-------- Given data --------

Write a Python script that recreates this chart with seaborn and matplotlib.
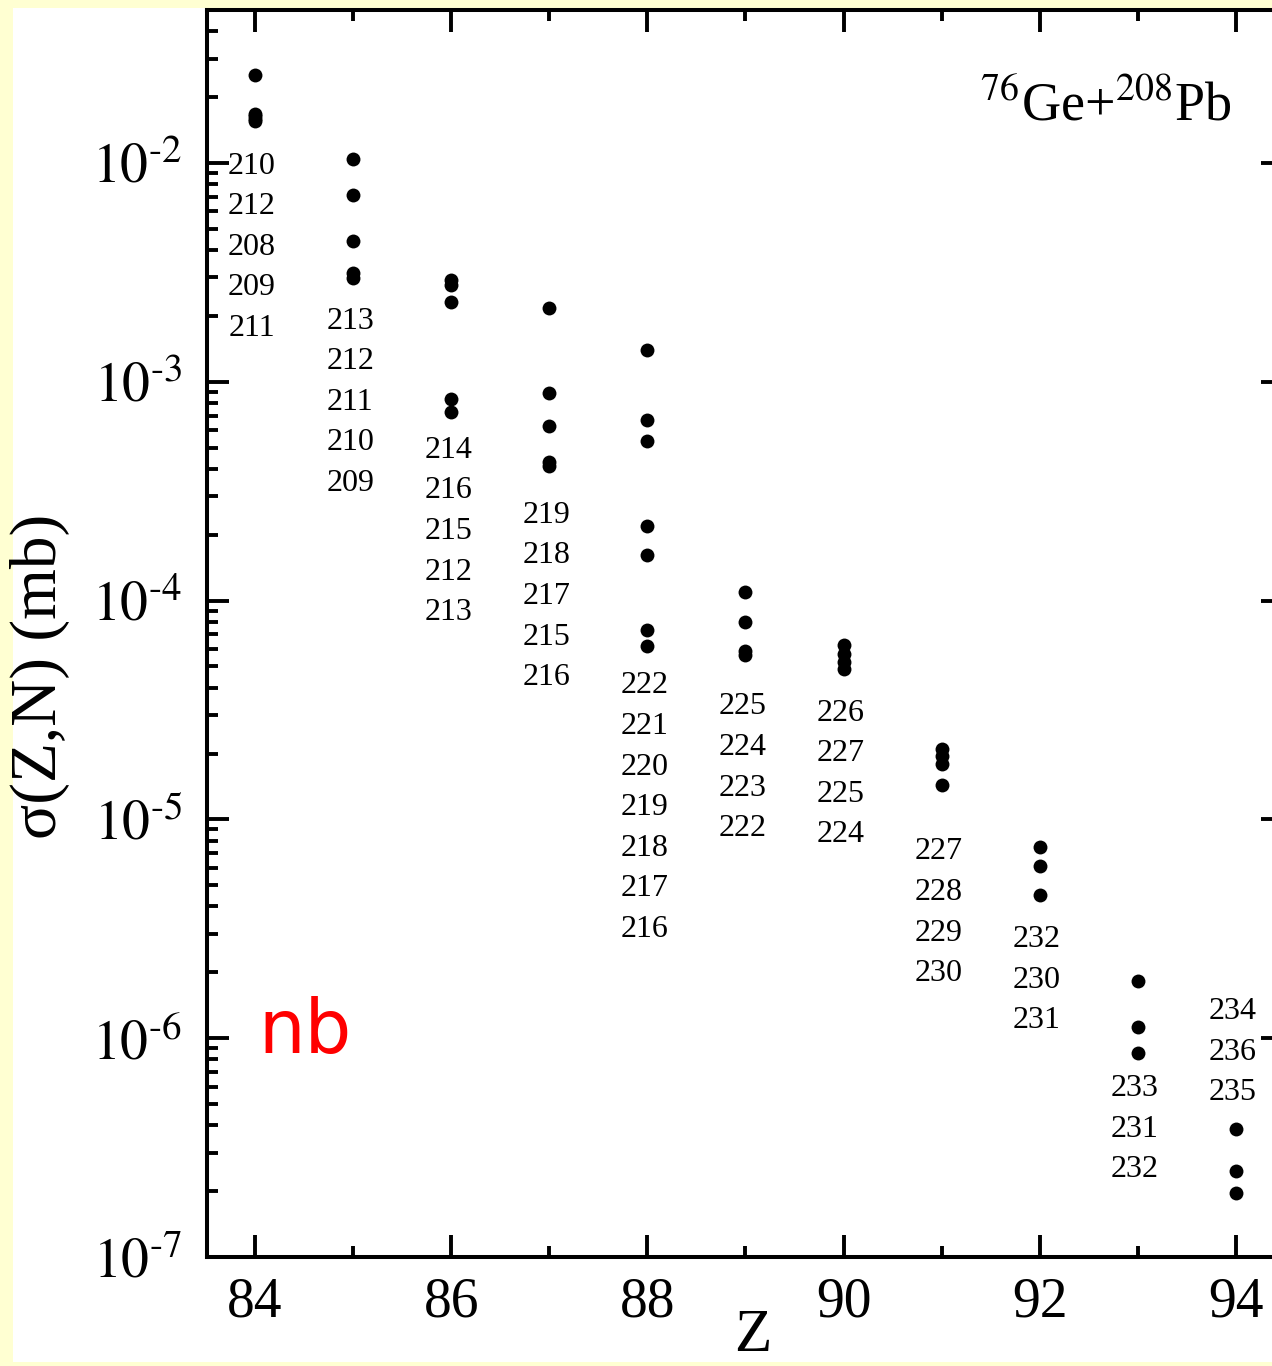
import numpy as np
import pandas as pd
import matplotlib
matplotlib.use("Agg")
import matplotlib.pyplot as plt
import matplotlib.ticker as mticker
from matplotlib.patches import Rectangle
import seaborn as sns

# proton number of each column
columns = [84, 85, 86, 87, 88, 89, 90, 91, 92, 93, 94]

# cross sections (mb), one list per column, top to bottom
sigma_84 = [2.52e-2, 1.67e-2, 1.64e-2, 1.59e-2, 1.56e-2]
sigma_85 = [1.04e-2, 7.14e-3, 4.40e-3, 3.15e-3, 2.99e-3]
sigma_86 = [2.92e-3, 2.77e-3, 2.32e-3, 8.36e-4, 7.29e-4]
sigma_87 = [2.18e-3, 8.91e-4, 6.30e-4, 4.31e-4, 4.13e-4]
sigma_88 = [1.39e-3, 6.70e-4, 5.38e-4, 2.20e-4, 1.62e-4, 7.37e-5, 6.17e-5]
sigma_89 = [1.09e-4, 8.02e-5, 5.91e-5, 5.61e-5]
sigma_90 = [6.24e-5, 5.67e-5, 5.26e-5, 4.89e-5]
sigma_91 = [2.09e-5, 1.94e-5, 1.80e-5, 1.43e-5]
sigma_92 = [7.45e-6, 6.10e-6, 4.50e-6]
sigma_93 = [1.82e-6, 1.12e-6, 8.54e-7]
sigma_94 = [3.84e-7, 2.47e-7, 1.96e-7]

# mass numbers printed next to each column
masses_84 = [210, 212, 208, 209, 211]
masses_85 = [213, 212, 211, 210, 209]
masses_86 = [214, 216, 215, 212, 213]
masses_87 = [219, 218, 217, 215, 216]
masses_88 = [222, 221, 220, 219, 218, 217, 216]
masses_89 = [225, 224, 223, 222]
masses_90 = [226, 227, 225, 224]
masses_91 = [227, 228, 229, 230]
masses_92 = [232, 230, 231]
masses_93 = [233, 231, 232]
masses_94 = [234, 236, 235]

sigmas = [sigma_84, sigma_85, sigma_86, sigma_87, sigma_88, sigma_89,
          sigma_90, sigma_91, sigma_92, sigma_93, sigma_94]
masses = [masses_84, masses_85, masses_86, masses_87, masses_88, masses_89,
          masses_90, masses_91, masses_92, masses_93, masses_94]

# gap (pixels) between the lowest dot and the first label of each column
label_gap = [42, 40, 35, 46, 36, 48, 41, 63, 41, 32, -185]
line_step = 40.6

df = pd.DataFrame({
    "Z": np.repeat(columns, [len(s) for s in sigmas]),
    "sigma": np.concatenate(sigmas),
})

sns.set_style("ticks")
plt.rcParams['font.family'] = ['Liberation Serif', 'DejaVu Serif']
plt.rcParams['mathtext.fontset'] = 'stix'
for key in ['text.color', 'axes.labelcolor', 'xtick.color', 'ytick.color', 'axes.edgecolor']:
    plt.rcParams[key] = 'black'

W, H = 1272, 1366
fig = plt.figure(figsize=(W / 100, H / 100), dpi=100, facecolor='#ffffd2')
fig.patches.append(Rectangle((13 / W, 4 / H), 1, (1358 - 4) / H,
                             transform=fig.transFigure, facecolor='white',
                             edgecolor='none', zorder=-5))
ax = fig.add_axes([207 / W, (H - 1257) / H, 1076 / W, 1247 / H])

sns.scatterplot(data=df, x="Z", y="sigma", ax=ax, color='black',
                s=100, linewidth=0, legend=False, zorder=3)

ax.set_yscale('log')
ax.set_xlim(83.51, 94.48)
ax.set_ylim(1e-7, 5e-2)

ax.xaxis.set_major_locator(mticker.MultipleLocator(2))
ax.xaxis.set_minor_locator(mticker.MultipleLocator(1))
ax.yaxis.set_major_locator(mticker.LogLocator(base=10, numticks=20))
ax.yaxis.set_minor_locator(mticker.LogLocator(base=10, subs=np.arange(2, 10), numticks=20))
ax.yaxis.set_minor_formatter(mticker.NullFormatter())
# short hyphen in the exponent, like the original
ax.yaxis.set_major_formatter(mticker.FuncFormatter(
    lambda v, pos: r'$10^{\text{-%d}}$' % round(-np.log10(v))))

for sp in ax.spines.values():
    sp.set_linewidth(2.9)
    sp.set_visible(True)
    sp.set_color('black')
ax.tick_params(which='both', direction='in', top=True, right=True, width=2.8,
               color='black', labelcolor='black')
ax.tick_params(which='major', length=16)
ax.tick_params(which='minor', length=8)
ax.tick_params(axis='x', which='major', labelsize=40, pad=14)
ax.tick_params(axis='y', which='major', labelsize=40, pad=18)

ax.set_xlabel("Z", fontsize=44)
ax.xaxis.set_label_coords((753 - 207) / 1076, -0.041)
ax.set_ylabel("σ(Z,N) (mb)", fontsize=47)
ax.yaxis.set_label_coords(-0.127, 0.466)

# mass-number labels under (or above) each column
for z, s, m, gap in zip(columns, sigmas, masses, label_gap):
    low = min(s)
    for i, a in enumerate(m):
        ax.annotate(str(a), xy=(z, low), xytext=(-3, -(gap + i * line_step) - 11),
                    textcoords='offset pixels', ha='center', va='baseline',
                    fontsize=23)

ax.text((1232 - 207) / 1076, (1257 - 120) / 1247, r'$^{76}$Ge+$^{208}$Pb',
        transform=ax.transAxes, ha='right', va='baseline', fontsize=39)
ax.text((258 - 207) / 1076, (1257 - 1053) / 1247, 'nb', color='red',
        transform=ax.transAxes, ha='left', va='baseline', fontsize=53,
        family='DejaVu Sans')

fig.savefig('out.png', dpi=100, facecolor=fig.get_facecolor())
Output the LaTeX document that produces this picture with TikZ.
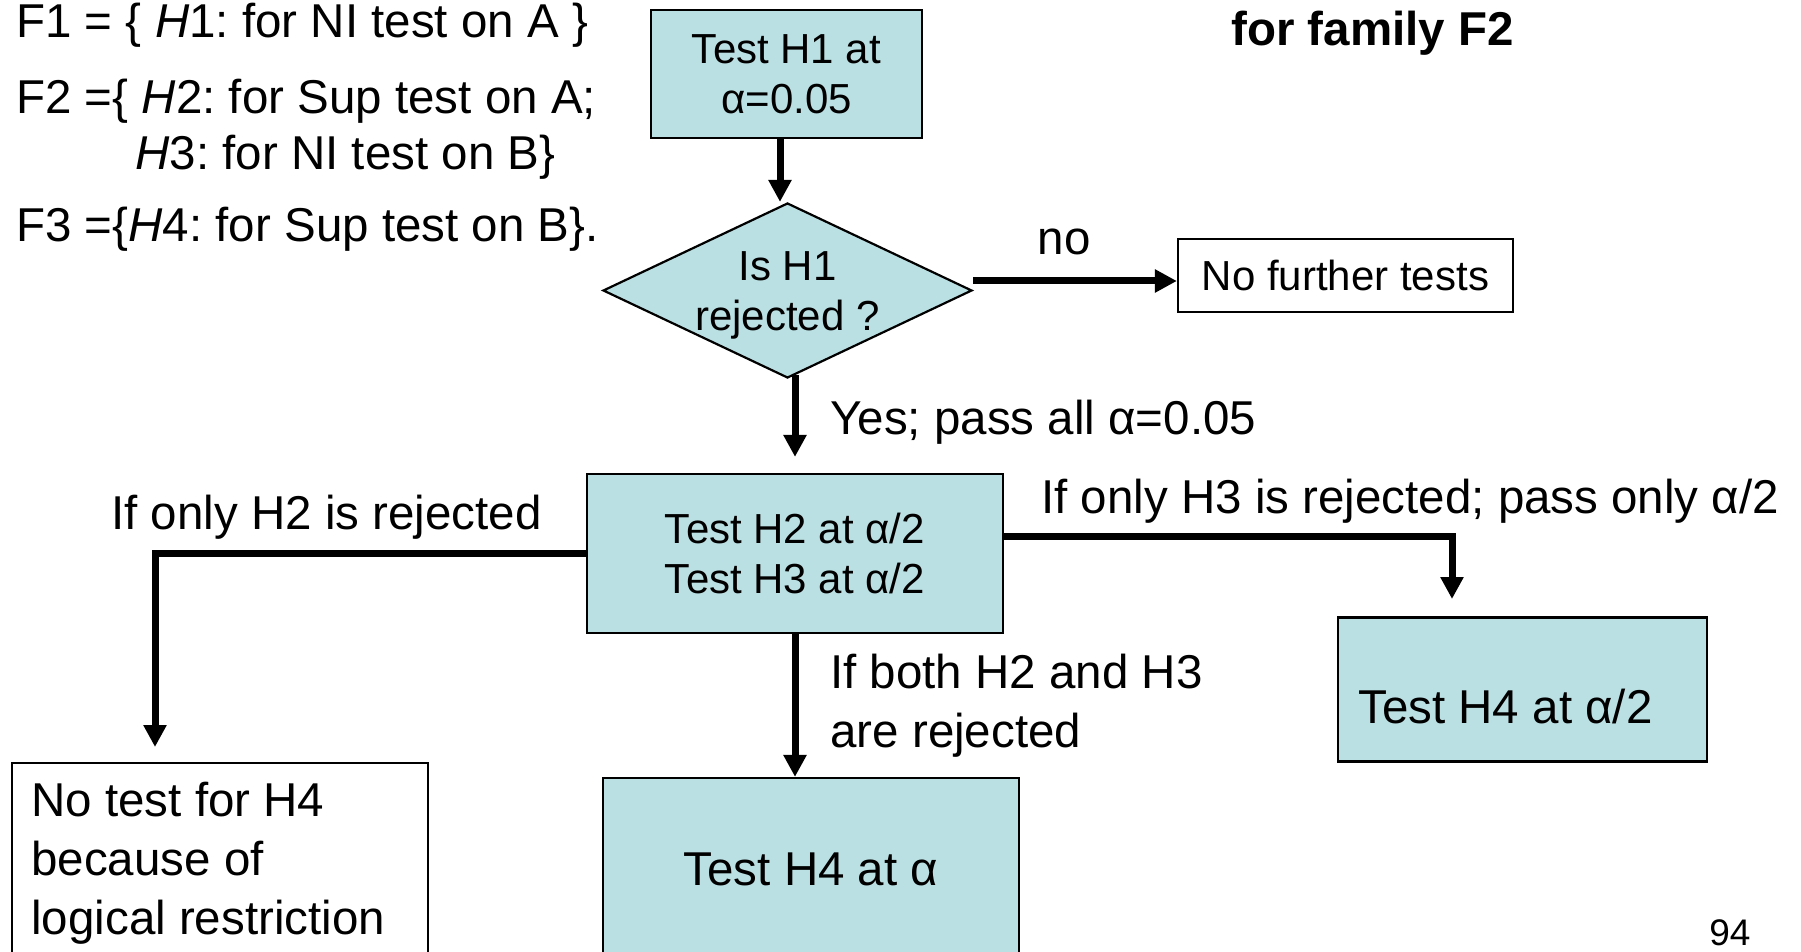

--------

What is being asked: Filter lines by "that" and return each hit.

Worked solution:
Write a Python script that recreates this chart with seaborn and matplotlib.
Output the LaTeX document that produces this picture with TikZ.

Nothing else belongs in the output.